### [What is required]
A line counts if it contains the string "chart"; say how many such lines there are, giving only the number.
-- START OF Data lines --
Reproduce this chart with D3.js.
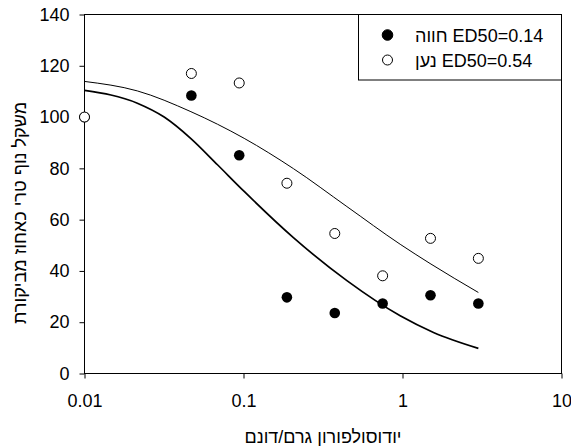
<!DOCTYPE html>
<html>
<head>
<meta charset="utf-8">
<script src="https://cdn.jsdelivr.net/npm/d3@7"></script>
<style>
  body { margin: 0; background: #fff; }
  svg text { font-family: "Liberation Sans", Arial, sans-serif; fill: #000; }
</style>
</head>
<body>
<div id="chart"></div>
<script>
// dose (g/dunam) of the measured points
const doses = [0.01, 0.047, 0.094, 0.1875, 0.375, 0.75, 1.5, 3];
// measured fresh weight, % of control
const chavaValues = [100, 108.4, 85.1, 29.7, 23.6, 27.3, 30.5, 27.3];
const naanValues = [100, 117, 113.3, 74.2, 54.6, 38.1, 52.7, 44.9];

// fitted curves, points
const chavaFitDoses = [0.01, 0.0215, 0.0317, 0.0467, 0.0686, 0.101, 0.206, 0.447, 0.967, 1.566, 3];
const chavaFit = [110.4, 105.4, 100.0, 91.6, 81.4, 71.0, 53.0, 36.2, 22.5, 16.0, 9.8];
const naanFitDoses = [0.01, 0.0215, 0.0467, 0.101, 0.206, 0.447, 0.967, 1.49, 3];
const naanFit = [113.9, 110.2, 102.1, 91.7, 79.9, 65.1, 50.4, 42.9, 31.6];

const xTicks = [0.01, 0.1, 1, 10];
const yTicks = [0, 20, 40, 60, 80, 100, 120, 140];
const legendLabels = ['חווה ED50=0.14', 'נען ED50=0.54'];

const width = 571, height = 446;
const svg = d3.select('#chart')
    .append('svg')
    .attr('width', width)
    .attr('height', height);

const x = d3.scaleLog().domain([0.01, 10]).range([84.5, 561.5]);
const y = d3.scaleLinear().domain([0, 140]).range([373.5, 14.5]);

// axes
const xAxis = svg.append('g')
    .attr('transform', `translate(0,${y(0)})`)
    .call(d3.axisBottom(x).tickValues(xTicks).tickFormat(d => String(d))
        .tickSize(5).tickSizeOuter(0).tickPadding(16));
const yAxis = svg.append('g')
    .attr('transform', `translate(${x(0.01)},0)`)
    .call(d3.axisLeft(y).tickValues(yTicks).tickSize(5).tickSizeOuter(0).tickPadding(10));

[xAxis, yAxis].forEach(g => {
    g.select('.domain').remove();
    g.selectAll('line').attr('stroke', '#000');
    g.selectAll('text').attr('font-size', '18px').attr('font-family', '"Liberation Sans", Arial, sans-serif');
});

// frame
svg.append('rect')
    .attr('x', x(0.01))
    .attr('y', y(140))
    .attr('width', x(10) - x(0.01))
    .attr('height', y(0) - y(140))
    .attr('fill', 'none')
    .attr('stroke', '#000')
    .attr('stroke-width', 1);

// fitted curves
const line = d3.line()
    .x(d => x(d[0]))
    .y(d => y(d[1]))
    .curve(d3.curveMonotoneX);

svg.append('path')
    .datum(naanFitDoses.map((d, i) => [d, naanFit[i]]))
    .attr('d', line)
    .attr('fill', 'none')
    .attr('stroke', '#000')
    .attr('stroke-width', 1);

svg.append('path')
    .datum(chavaFitDoses.map((d, i) => [d, chavaFit[i]]))
    .attr('d', line)
    .attr('fill', 'none')
    .attr('stroke', '#000')
    .attr('stroke-width', 1.7);

// points
svg.selectAll('.chava')
    .data(doses.map((d, i) => [d, chavaValues[i]]))
    .enter()
    .append('circle')
    .attr('class', 'chava')
    .attr('cx', d => x(d[0]))
    .attr('cy', d => y(d[1]))
    .attr('r', 5.3)
    .attr('fill', '#000');

svg.selectAll('.naan')
    .data(doses.map((d, i) => [d, naanValues[i]]))
    .enter()
    .append('circle')
    .attr('class', 'naan')
    .attr('cx', d => x(d[0]))
    .attr('cy', d => y(d[1]))
    .attr('r', 5)
    .attr('fill', '#fff')
    .attr('stroke', '#000')
    .attr('stroke-width', 1);

// legend
const legend = svg.append('g');
legend.append('rect')
    .attr('x', 358.5)
    .attr('y', 14.5)
    .attr('width', 203)
    .attr('height', 65.5)
    .attr('fill', '#fff')
    .attr('stroke', '#000');

legendLabels.forEach((label, i) => {
    const ly = 35 + i * 25;
    legend.append('circle')
        .attr('cx', 387.5)
        .attr('cy', ly)
        .attr('r', i === 0 ? 5.3 : 5)
        .attr('fill', i === 0 ? '#000' : '#fff')
        .attr('stroke', '#000');
    legend.append('text')
        .attr('x', 415)
        .attr('y', ly + 6.5)
        .attr('font-size', '18px')
        .attr('direction', 'ltr')
        .text(label);
});

// axis titles
svg.append('text')
    .attr('x', (x(0.01) + x(10)) / 2)
    .attr('y', 443)
    .attr('text-anchor', 'middle')
    .attr('font-size', '18px')
    .text('יודוסולפורון גרם/דונם');

svg.append('text')
    .attr('transform', 'translate(26,213) rotate(-90)')
    .attr('text-anchor', 'middle')
    .attr('font-size', '18px')
    .text('משקל נוף טרי כאחוז מביקורת');
</script>
</body>
</html>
-- END OF Data lines --
### [Task output]
3